[Begin Material provided]
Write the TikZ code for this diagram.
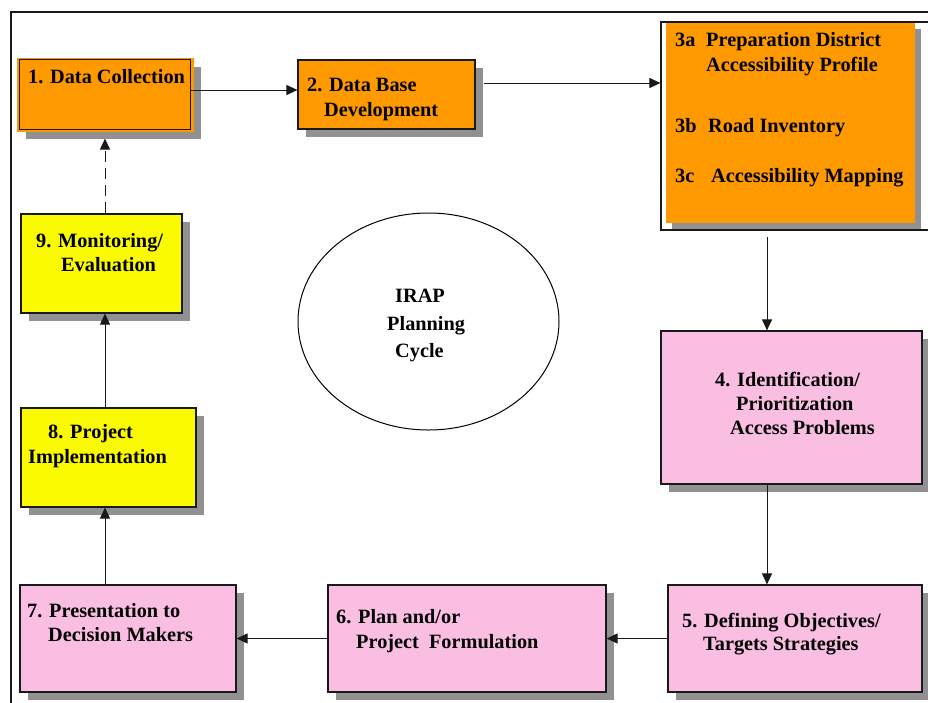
\documentclass[tikz,border=0pt]{standalone}
\usepackage{fontspec}
\setmainfont{Liberation Serif}
\usetikzlibrary{arrows.meta,shapes.geometric,shadows}
\definecolor{orangeC}{RGB}{255,153,0}
\definecolor{yellowC}{RGB}{250,250,0}
\definecolor{pinkC}{RGB}{250,190,227}
\definecolor{shadowC}{RGB}{145,145,145}
\definecolor{lineC}{RGB}{25,25,25}
\tikzset{
  boxnode/.style={rectangle, draw=lineC, line width=1.2pt, inner sep=0pt,
    drop shadow={shadow xshift=8pt, shadow yshift=-8pt, fill=shadowC, opacity=1}},
  txt/.style={anchor=base west, inner sep=0pt, text=black,
    font=\bfseries\fontsize{20.3}{24}\selectfont},
  arr/.style={draw=lineC, line width=1pt, -{Triangle[length=11pt,width=10pt]}},
  darr/.style={arr, dash pattern=on 11pt off 6pt},
}
\begin{document}
\begin{tikzpicture}[x=1pt,y=-1pt]
\useasboundingbox (0,0) rectangle (928,702);
\clip (0,0) rectangle (928,702);
\fill[white] (0,0) rectangle (928,702);
% outer frame
\draw[line width=1.3pt, lineC] (11,760) -- (11,12) -- (960,12);

% column coordinates
\coordinate (col) at (105,0);
\coordinate (c34) at (767,237);

% box 1 (orange frame with black inner border)
\node[boxnode, draw=orangeC, fill=orangeC, minimum width=175pt, minimum height=72pt] (b1) at (105.5,95) {};
\draw[lineC, line width=1.2pt] ([shift={(2pt,-1pt)}]b1.north west) rectangle ([shift={(-3pt,2pt)}]b1.south east);
% box 2
\node[boxnode, fill=orangeC, minimum width=177pt, minimum height=69pt] (b2) at (386.5,94.5) {};
% box 3
\node[rectangle, draw=lineC, line width=1.2pt, fill=white, minimum width=284pt, minimum height=208pt, inner sep=0pt] (b3f) at (803,126) {};
\node[rectangle, fill=orangeC, minimum width=249pt, minimum height=200pt, inner sep=0pt,
  drop shadow={shadow xshift=6pt, shadow yshift=-6pt, fill=shadowC, opacity=1}] (b3) at (790.5,123) {};
% box 4
\node[boxnode, fill=pinkC, minimum width=261pt, minimum height=153pt] (b4) at (791.5,407.5) {};
% box 5
\node[boxnode, fill=pinkC, minimum width=254pt, minimum height=107pt] (b5) at (795,638.5) {};
% box 6
\node[boxnode, fill=pinkC, minimum width=278pt, minimum height=107pt] (b6) at (467,638.5) {};
% box 7
\node[boxnode, fill=pinkC, minimum width=216pt, minimum height=107pt] (b7) at (128,638.5) {};
% box 8
\node[boxnode, fill=yellowC, minimum width=175pt, minimum height=99pt] (b8) at (108.5,457.5) {};
% box 9
\node[boxnode, fill=yellowC, minimum width=161pt, minimum height=99pt] (b9) at (101.5,263.5) {};
% ellipse
\node[ellipse, draw=black, line width=1pt, minimum width=261pt, minimum height=217pt, inner sep=0pt] (cyc) at (428.5,321.5) {};

% texts
\node[txt] (t1) at (28,83) {1. Data Collection};
\node[txt] (t2a) at (307,91) {2. Data Base};
\node[txt] (t2b) at (324,116) {Development};
\node[txt] (t3a) at (675,46) {3a};
\node[txt] (t3a1) at (706,46) {Preparation District};
\node[txt] (t3a2) at (706,71) {Accessibility Profile};
\node[txt] (t3b) at (675,132) {3b};
\node[txt] (t3b1) at (708,132) {Road Inventory};
\node[txt] (t3c) at (675,182) {3c};
\node[txt] (t3c1) at (711,182) {Accessibility Mapping};
\node[txt] (t4a) at (715,386) {4. Identification/};
\node[txt] (t4b) at (736,410) {Prioritization};
\node[txt] (t4c) at (730,434) {Access Problems};
\node[txt] (t5a) at (682,627) {5. Defining Objectives/};
\node[txt] (t5b) at (703,650) {Targets Strategies};
\node[txt] (t6a) at (336,623) {6. Plan and/or};
\node[txt] (t6b) at (356,648) {Project\hspace{0.5em}Formulation};
\node[txt] (t7a) at (27,617) {7. Presentation to};
\node[txt] (t7b) at (48,641) {Decision Makers};
\node[txt] (t8a) at (48,438) {8. Project};
\node[txt] (t8b) at (28,463) {Implementation};
\node[txt] (t9a) at (36,247) {9. Monitoring/};
\node[txt] (t9b) at (61,271) {Evaluation};
\node[txt] (tc1) at (395,302) {IRAP};
\node[txt] (tc2) at (387,330) {Planning};
\node[txt] (tc3) at (395,357) {Cycle};

% connectors
\draw[arr] ([shift={(-3pt,5pt)}]b1.east) coordinate (s12) -- (s12 -| b2.west);
\draw[arr] ([shift={(8pt,11.5pt)}]b2.east) coordinate (s23) -- (s23 -| b3f.west);
\draw[arr] (c34) -- (c34 |- b4.north);
\draw[arr] (c34 |- b4.south) -- (c34 |- b5.north);
\draw[arr] (b5.west) -- (b6.east);
\draw[arr] (b6.west) -- (b7.east);
\draw[arr] (col |- b7.north) -- (col |- b8.south);
\draw[arr] (col |- b8.north) -- (col |- b9.south);
\draw[darr] (col |- b9.north) -- ([yshift=-7pt]col |- b1.south);
\end{tikzpicture}
\end{document}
[End Material provided]
Return the listing above in full and without alteration, excluding its pictures.

Write the TikZ code for this diagram.
\documentclass[tikz,border=0pt]{standalone}
\usepackage{fontspec}
\setmainfont{Liberation Serif}
\usetikzlibrary{arrows.meta,shapes.geometric,shadows}
\definecolor{orangeC}{RGB}{255,153,0}
\definecolor{yellowC}{RGB}{250,250,0}
\definecolor{pinkC}{RGB}{250,190,227}
\definecolor{shadowC}{RGB}{145,145,145}
\definecolor{lineC}{RGB}{25,25,25}
\tikzset{
  boxnode/.style={rectangle, draw=lineC, line width=1.2pt, inner sep=0pt,
    drop shadow={shadow xshift=8pt, shadow yshift=-8pt, fill=shadowC, opacity=1}},
  txt/.style={anchor=base west, inner sep=0pt, text=black,
    font=\bfseries\fontsize{20.3}{24}\selectfont},
  arr/.style={draw=lineC, line width=1pt, -{Triangle[length=11pt,width=10pt]}},
  darr/.style={arr, dash pattern=on 11pt off 6pt},
}
\begin{document}
\begin{tikzpicture}[x=1pt,y=-1pt]
\useasboundingbox (0,0) rectangle (928,702);
\clip (0,0) rectangle (928,702);
\fill[white] (0,0) rectangle (928,702);
% outer frame
\draw[line width=1.3pt, lineC] (11,760) -- (11,12) -- (960,12);

% column coordinates
\coordinate (col) at (105,0);
\coordinate (c34) at (767,237);

% box 1 (orange frame with black inner border)
\node[boxnode, draw=orangeC, fill=orangeC, minimum width=175pt, minimum height=72pt] (b1) at (105.5,95) {};
\draw[lineC, line width=1.2pt] ([shift={(2pt,-1pt)}]b1.north west) rectangle ([shift={(-3pt,2pt)}]b1.south east);
% box 2
\node[boxnode, fill=orangeC, minimum width=177pt, minimum height=69pt] (b2) at (386.5,94.5) {};
% box 3
\node[rectangle, draw=lineC, line width=1.2pt, fill=white, minimum width=284pt, minimum height=208pt, inner sep=0pt] (b3f) at (803,126) {};
\node[rectangle, fill=orangeC, minimum width=249pt, minimum height=200pt, inner sep=0pt,
  drop shadow={shadow xshift=6pt, shadow yshift=-6pt, fill=shadowC, opacity=1}] (b3) at (790.5,123) {};
% box 4
\node[boxnode, fill=pinkC, minimum width=261pt, minimum height=153pt] (b4) at (791.5,407.5) {};
% box 5
\node[boxnode, fill=pinkC, minimum width=254pt, minimum height=107pt] (b5) at (795,638.5) {};
% box 6
\node[boxnode, fill=pinkC, minimum width=278pt, minimum height=107pt] (b6) at (467,638.5) {};
% box 7
\node[boxnode, fill=pinkC, minimum width=216pt, minimum height=107pt] (b7) at (128,638.5) {};
% box 8
\node[boxnode, fill=yellowC, minimum width=175pt, minimum height=99pt] (b8) at (108.5,457.5) {};
% box 9
\node[boxnode, fill=yellowC, minimum width=161pt, minimum height=99pt] (b9) at (101.5,263.5) {};
% ellipse
\node[ellipse, draw=black, line width=1pt, minimum width=261pt, minimum height=217pt, inner sep=0pt] (cyc) at (428.5,321.5) {};

% texts
\node[txt] (t1) at (28,83) {1. Data Collection};
\node[txt] (t2a) at (307,91) {2. Data Base};
\node[txt] (t2b) at (324,116) {Development};
\node[txt] (t3a) at (675,46) {3a};
\node[txt] (t3a1) at (706,46) {Preparation District};
\node[txt] (t3a2) at (706,71) {Accessibility Profile};
\node[txt] (t3b) at (675,132) {3b};
\node[txt] (t3b1) at (708,132) {Road Inventory};
\node[txt] (t3c) at (675,182) {3c};
\node[txt] (t3c1) at (711,182) {Accessibility Mapping};
\node[txt] (t4a) at (715,386) {4. Identification/};
\node[txt] (t4b) at (736,410) {Prioritization};
\node[txt] (t4c) at (730,434) {Access Problems};
\node[txt] (t5a) at (682,627) {5. Defining Objectives/};
\node[txt] (t5b) at (703,650) {Targets Strategies};
\node[txt] (t6a) at (336,623) {6. Plan and/or};
\node[txt] (t6b) at (356,648) {Project\hspace{0.5em}Formulation};
\node[txt] (t7a) at (27,617) {7. Presentation to};
\node[txt] (t7b) at (48,641) {Decision Makers};
\node[txt] (t8a) at (48,438) {8. Project};
\node[txt] (t8b) at (28,463) {Implementation};
\node[txt] (t9a) at (36,247) {9. Monitoring/};
\node[txt] (t9b) at (61,271) {Evaluation};
\node[txt] (tc1) at (395,302) {IRAP};
\node[txt] (tc2) at (387,330) {Planning};
\node[txt] (tc3) at (395,357) {Cycle};

% connectors
\draw[arr] ([shift={(-3pt,5pt)}]b1.east) coordinate (s12) -- (s12 -| b2.west);
\draw[arr] ([shift={(8pt,11.5pt)}]b2.east) coordinate (s23) -- (s23 -| b3f.west);
\draw[arr] (c34) -- (c34 |- b4.north);
\draw[arr] (c34 |- b4.south) -- (c34 |- b5.north);
\draw[arr] (b5.west) -- (b6.east);
\draw[arr] (b6.west) -- (b7.east);
\draw[arr] (col |- b7.north) -- (col |- b8.south);
\draw[arr] (col |- b8.north) -- (col |- b9.south);
\draw[darr] (col |- b9.north) -- ([yshift=-7pt]col |- b1.south);
\end{tikzpicture}
\end{document}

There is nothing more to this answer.